Here is another approach that is essentially the same as the one suggested by John, but I find it to be less error-prone when doing calculations by hand.
You are given
$$
\mathbf{A} = 5\mathbf{i} - 6.5\mathbf{j}\\
\mathbf{B} = -3.5\mathbf{i} + 7\mathbf{j}
$$
You know that $ \mathbf{C} \perp \mathbf{A}$. Therefore,
$$
\mathbf{C} = s \cdot (6.5 \mathbf{i} + 5\mathbf{j})
$$
with $s$ a scale factor. This is because in 2D, for any vector $\alpha = a\mathbf{i} + b\mathbf{j}$, the vector $\beta = -b\mathbf{i} + a\mathbf{j}$ satisfies $\alpha \cdot \beta = 0$ and thus $\alpha \perp \beta$.
Given that $\mathbf{B} \cdot \mathbf{C} = 15$, it should be fairly easy to solve for the scale factor $s$, thus solving for $\mathbf{C}$.
Best Answer
$\newcommand{\norm}[1]{\lVert #1 \rVert}\newcommand{\ip}[2]{\left<#1,#2\right>}$I want to be at first somewhat mathematically abstract and return to the physical interpretation later. In mathematics you define a vector space $V$ over a field (like real numbers etc.) $F$ to be as a triplet $(V,+, \cdot)$ where $+$ denotes the vector addition and $\cdot$ denotes the scalar multiplication, which has the following properties:
for all $u,v,w \in V$ and $\alpha, \beta \in F$. Note that the existence of the zero vector $0 \in V$ is an axiom, so without it you cannot have a vector space. Note however that the direction or the magnitude of a vector doesn't come up in the definition, so what is going on here? The thing is that we physicist like to have additional structures on vector spaces, such as a scalar product of two vectors and a magnitude of a vector. Furthermore we want to have that (in physicists notation) $ \vec v \cdot \vec v = \norm{v}^2$ where $\norm{\cdot}$ denotes the magnitude of a vector. So when we know what a scalar product is then we know what the magnitude of a vector is (in some sense). Then the question is this: What is the definition of a scalar product (I'll denote the scalar product as $\ip \cdot \cdot$ from now on.) Scalar product is a function $\ip \cdot \cdot : V\times V \to \mathbb R$, (I take a real vector space for simplicity) which obeys following axioms:
So the question might be: Where is the $\cos \theta$ term, with which we defined the scalar product? The troubling part is that there is no $\cos \theta$ term. As it turns out a scalar product satisfies this wonderful inequality called Schwartz-Inequality:
$$ \norm x \cdot \norm y \geq \ip xy $$
note that for $x,y \neq 0 $ we can write this as:
$$ \frac{\ip xy} {\norm x \cdot \norm y} \leq 1 $$
now we can define $\cos \theta := \frac{\ip xy} {\norm x \cdot \norm y}$ since the term on the right is always less than 1. You now see that we define the angle to be $\frac{\ip xy} {\norm x \cdot \norm y}$ not the other way around. So what does this mean for the zero vector? Well nothing because you see that we have divided by $\norm x$ which is zero for the case of the zero vector. Thus it doesn't make any mathematical sense to talk about the direction of the zero vector.
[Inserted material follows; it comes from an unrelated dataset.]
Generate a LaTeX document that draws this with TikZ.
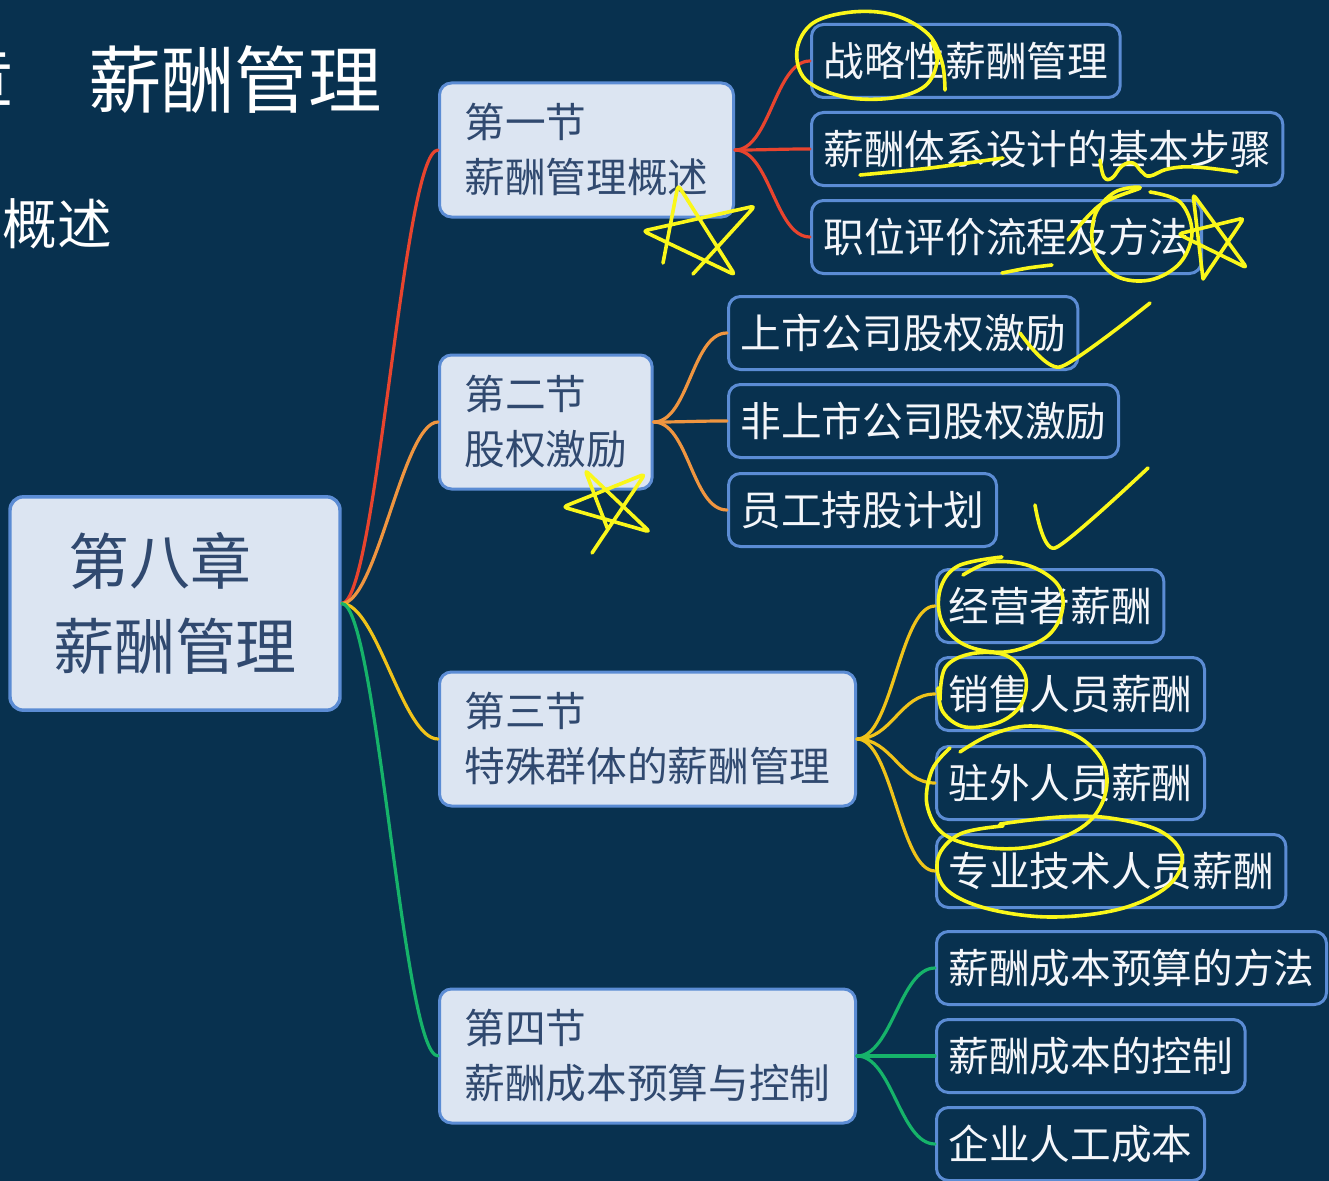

So let's talk about the physical meaning of this whole mathematical abstract explanation and for the sake of the argument let's think about vectors as arrows. Take two vectors, one of which is pointing up and the other pointing left and let's make the length of these vectors to go to zero. Obviously in both cases we get the zero vector because remember $\norm x = 0 \iff x =0$. However there is an ambiguity about the direction of the zero vector. Since both of the vectors were showing in different directions and a vector (in this a the zero vector) should show in only one direction. At this point we say that the direction of the zero vector is ill-defined. The question is this: Does it matter in which direction it points to? Of course not! Think of it this way: If I push you from your back or from your side it makes a difference. You would certainly be able to tell the difference (Corresponding to a force with nonzero magnitude). However if I don't push you from your back or your side, I bet you cannot tell the difference. (This corresponds to applying a force with magnitude zero.) Another example is the velocity vector. It makes quite a difference when you are driving your car to the south or to the east but if you are not driving, well then you are both "not going" to east and south (which is why the direction is ill-defined) However note that in the absence of the zero vector you wouldn't be able to say that you are not moving. Another great analogy is just the number line. There are positive numbers and there are negativer numbers but what if I asked you what is the sign of zero. Well it is (vaguely speaking) both and neither positive and negative so we can say that the sign of zero is ill-defined or you can arbitrarily choose a sign however it makes you happy.
The moral of the story is that you need the zero vector to describe (vaguely speaking) the absence of something. Concretely you need the zero vector in order to say that there is an inverse to a vector (see additive inverse in the way beginning). More like how you need the number zero.